News
Helen makhdoumian (23-26) receives acls fellowship
Helen Makhdoumian (CHPP Fellow and Department of English) has won a prestigious ACLS (American Council of Learned Societies) fellowship for the next academic year. The ACLS announcement can be found here, and her project description can be found here. This is no small feat and we are very proud! 63 awardees across the US and in the humanities and social sciences were selected from a pool of over 2,000 applicants through a multi-stage peer review process and represent a broad range of institutions, fields, and career stages.
Re’ee Hagay’s (24-27) edited volume “critical jewish studies now: the relational politics of memory” soon to be published with springer press (June 2026)
This book is a multidisciplinary discussion of the possibility of Jewish critique, addressing intersections between Jewish Studies and critical paradigms in this moment of crisis. It traces how dominant modes of critique at times reproduce supersessionist and progress-oriented perspectives that foreclose critical possibilities offered by non-linear temporalities and only partially representable pasts.

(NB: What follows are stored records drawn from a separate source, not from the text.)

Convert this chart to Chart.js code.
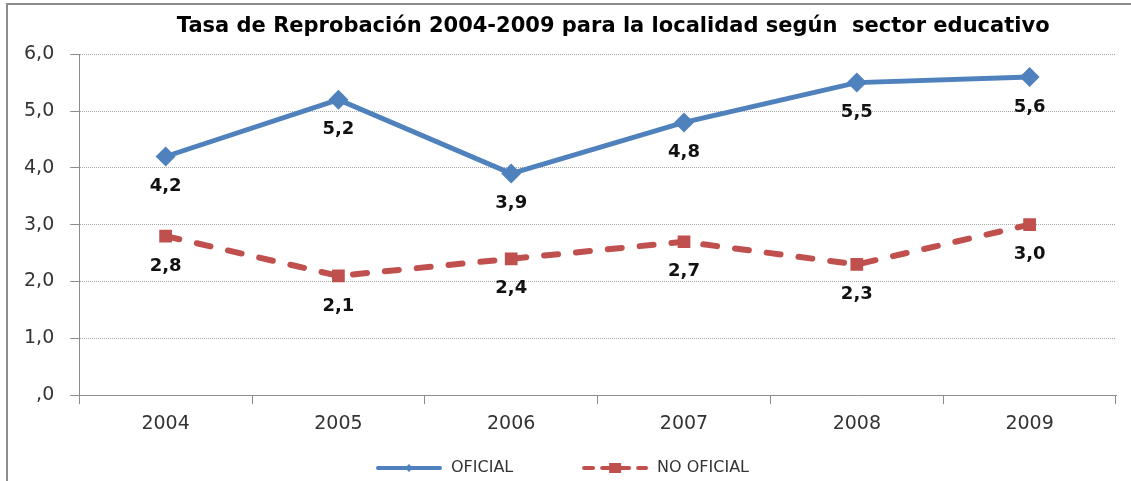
<!DOCTYPE html>
<html>
<head>
<meta charset="utf-8">
<script src="https://cdn.jsdelivr.net/npm/chart.js@4"></script>
<style>
    html, body { margin: 0; padding: 0; background: #fff; }
    #marco {
        position: absolute; left: 6px; top: 3px; width: 1130px; height: 480px;
        border-left: 2px solid #8c8c8c; border-top: 2px solid #8c8c8c;
    }
    #wrap { position: absolute; left: 0; top: 0; width: 1131px; height: 481px; }
</style>
</head>
<body>
<div id="marco"></div>
<div id="wrap"><canvas id="grafico"></canvas></div>
<script>
// datos
const anios = ['2004', '2005', '2006', '2007', '2008', '2009'];
const oficial = [4.2, 5.2, 3.9, 4.8, 5.5, 5.6];
const noOficial = [2.8, 2.1, 2.4, 2.7, 2.3, 3.0];
const nombres = ['OFICIAL', 'NO OFICIAL'];
const ticksY = [0, 1, 2, 3, 4, 5, 6];

const AZUL = '#4f81bd';
const ROJO = '#c0504d';

const fmt = v => (v === 0 ? ',0' : v.toFixed(1).replace('.', ','));

// icono de leyenda: linea + marcador
function iconoLeyenda(color, dash, forma) {
    const c = document.createElement('canvas');
    c.width = 68; c.height = 14;
    const g = c.getContext('2d');
    g.strokeStyle = color;
    g.fillStyle = color;
    g.lineWidth = 4;
    g.lineCap = 'round';
    g.setLineDash(dash);
    g.beginPath();
    g.moveTo(3, 7); g.lineTo(65, 7);
    g.stroke();
    g.setLineDash([]);
    if (forma === 'rombo') {
        g.beginPath();
        g.moveTo(34, 3); g.lineTo(38, 7); g.lineTo(34, 11); g.lineTo(30, 7);
        g.closePath(); g.fill();
    } else {
        g.fillRect(28, 2, 12, 10);
    }
    return c;
}

// etiquetas de datos debajo de cada punto
const etiquetas = {
    id: 'etiquetas',
    afterDatasetsDraw(chart) {
        const ctx = chart.ctx;
        ctx.save();
        ctx.font = 'bold 18px "DejaVu Sans"';
        ctx.fillStyle = '#111';
        ctx.textAlign = 'center';
        ctx.textBaseline = 'middle';
        chart.data.datasets.forEach((ds, i) => {
            chart.getDatasetMeta(i).data.forEach((pt, j) => {
                ctx.fillText(fmt(ds.data[j]), pt.x, pt.y + 30);
            });
        });
        ctx.restore();
    }
};

new Chart(document.getElementById('grafico'), {
    type: 'line',
    data: {
        labels: anios,
        datasets: [{
            label: nombres[0],
            data: oficial,
            borderColor: AZUL,
            backgroundColor: AZUL,
            borderWidth: 5,
            pointStyle: 'rectRot',
            pointRadius: 10,
            pointHoverRadius: 10,
            pointBorderWidth: 0,
            tension: 0
        }, {
            label: nombres[1],
            data: noOficial,
            borderColor: ROJO,
            backgroundColor: ROJO,
            borderWidth: 6,
            borderDash: [14, 18],
            borderCapStyle: 'round',
            pointStyle: 'rect',
            pointRadius: 9,
            pointHoverRadius: 9,
            pointBorderWidth: 0,
            tension: 0
        }]
    },
    options: {
        responsive: true,
        maintainAspectRatio: false,
        animation: false,
        layout: { padding: { left: 8, right: 15, top: 6, bottom: -5 } },
        plugins: {
            title: {
                display: true,
                // espacios iniciales para correr el titulo a la derecha como en el original
                text: '              Tasa de Reprobación 2004-2009 para la localidad según  sector educativo',
                color: '#000',
                font: { family: 'DejaVu Sans', size: 21, weight: 'bold' },
                padding: { top: 8, bottom: 15 }
            },
            legend: {
                position: 'bottom',
                labels: {
                    usePointStyle: true,
                    pointStyleWidth: 68,
                    color: '#333',
                    font: { family: 'DejaVu Sans', size: 16 },
                    padding: 17,
                    generateLabels(chart) {
                        return [
                            { text: nombres[0] + '          ', pointStyle: iconoLeyenda(AZUL, [], 'rombo'), datasetIndex: 0, fontColor: '#333' },
                            { text: nombres[1], pointStyle: iconoLeyenda(ROJO, [9, 9], 'cuadro'), datasetIndex: 1, fontColor: '#333' }
                        ];
                    }
                }
            },
            tooltip: { enabled: false }
        },
        scales: {
            x: {
                offset: true,
                grid: {
                    offset: true,
                    drawOnChartArea: false,
                    tickLength: 9,
                    color: '#8c8c8c'
                },
                border: { color: '#8c8c8c', width: 1 },
                ticks: {
                    color: '#333',
                    font: { family: 'DejaVu Sans', size: 19 },
                    padding: 8
                }
            },
            y: {
                min: ticksY[0],
                max: ticksY[ticksY.length - 1],
                afterBuildTicks(scale) {
                    scale.ticks = ticksY.map(v => ({ value: v }));
                },
                grid: {
                    color: '#a6a6a6',
                    tickLength: 9,
                    tickColor: '#8c8c8c',
                    tickBorderDash: []
                },
                border: { color: '#8c8c8c', width: 1, dash: [1, 1] },
                ticks: {
                    color: '#333',
                    font: { family: 'DejaVu Sans', size: 19 },
                    padding: 16,
                    callback: v => fmt(v)
                }
            }
        }
    },
    plugins: [etiquetas]
});
</script>
</body>
</html>
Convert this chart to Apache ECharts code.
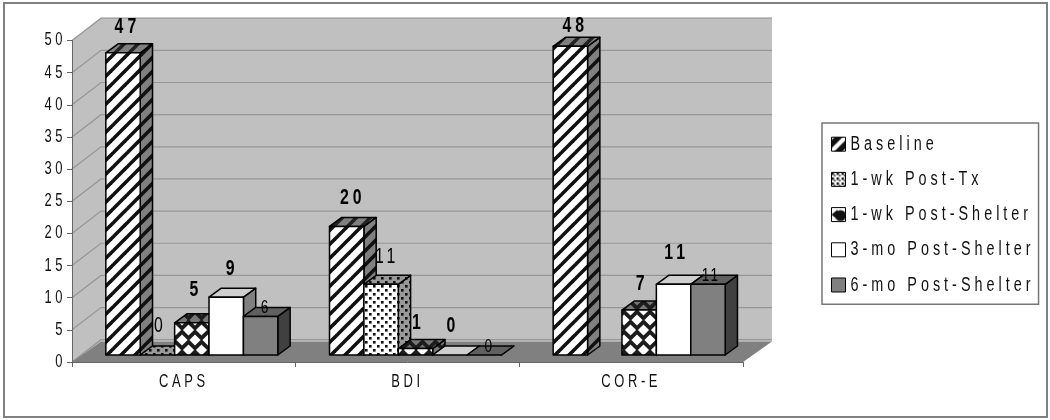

The contributors explore unexpected resonances between Mizrahi critique and Black thought, between the Palestinian and Jewish questions, and between Jewish practice and queer disruptions of traditionalist continuity, among others. It will be published in the series “Jewish Thought and Philosophy.”
Nat Rivkin’s (25-28) article “”Nevermore a Manly Shape Retaine”: Francis Beaumont’s Salmacis and Hermaphroditus, Fairness, and Trans Femininity c. 1602,” recently published in College Literature: A Journal of Critical Literary Studies 52:4 (Fall 2025)
In this article, Rivkin considers how Francis Beaumont’s Salmacis and Hermaphroditus depicts feminizing transition as itself a function of early modern race-making. Rivkin argues that Beaumont’s epyllion dramatically reshapes those we now call assigned male at birth using the uneven and erotic vocabulary of early modern English racial hierarchies. Salmacis and Hermaphroditus’s portrait of a fair hermaphrodite requires the disavowal of those who are not white and, in the case of Egypt, European. Rivkin maintains that Beaumont’s verse sutures a nymph to a boy only by continually signaling their racial sameness through anaphora and hyper-bole. That the poem so explicitly aligns feminizing transition with whiteness unsettles more recent, colorblind narratives of trans womanhood that can otherwise overlook the effortful makings of race. Beaumont’s blunt expressions of fairness many times over create what we may now recognize as a trans girl, softening a so-called “manly shape.”